Graphs when cosign similarity contains stop words
The adjacency matrix is prepped in the exact same way as before.
## Warning in summary_character(texts(object), n = n, tolower = tolower, ...):
## verbose argument is defunct
## Warning: Ignoring unknown parameters: colour
That’s more like it! I was hoping to observe more separation between authors, and with less preprocessing, that’s exactly what we see. Great!

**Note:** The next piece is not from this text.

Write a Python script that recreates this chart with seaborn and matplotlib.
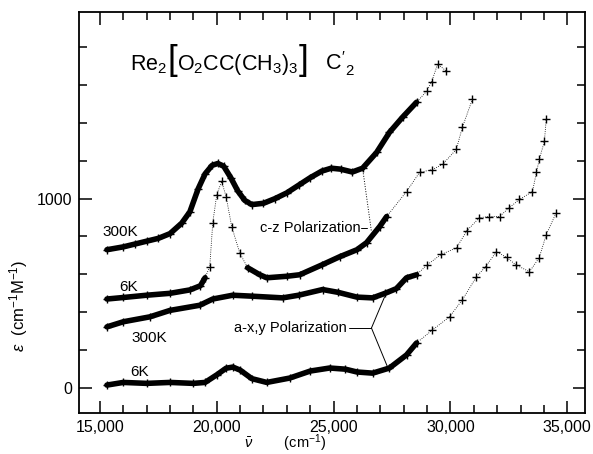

Also in other analyses the disputed texts are in the Madison “zone”, and most scholars that have done textual studies believe the texts were indeed written by Madison, and a few maybe jointly by Madison and Hamilton.
Wrapping up
Worries
The unsatisfying thing about this exercise is that you don’t know which particular word choices and idiosyncratic features drive similarities. But that is the case when using a summary like cosign similarity. You would have to dig in further to look at influential components, I suppose.
I’m always worried that length of documents drive statistic too. Maybe length of documents contributes to finding cosign similarities. Madison’s works on average are longer than Hamilton’s. Could this be driving things. Maybe.
## Joining, by = c("name", "title", "venue", "date", "author")
## `stat_bin()` using `bins = 30`. Pick better value with `binwidth`.
The Alternative
Perhaps a classic alternative visualization is to show all the cosign similarities with a heat map. Then we aren’t deleting so much information as I do with the network graph — in the network graph we only know if a document is among the top two most similar, or not.
I make it here, sorting by author, but I don’t really clean it up, maybe to put my technique in the best light, maybe because I’ve really spent too much time on this. But, I think there is something charming and likable about the network approach compared to the heat map. Something friendlier. And that’s where I’ll leave things for now.
## Warning: Arguments upper, diag not used.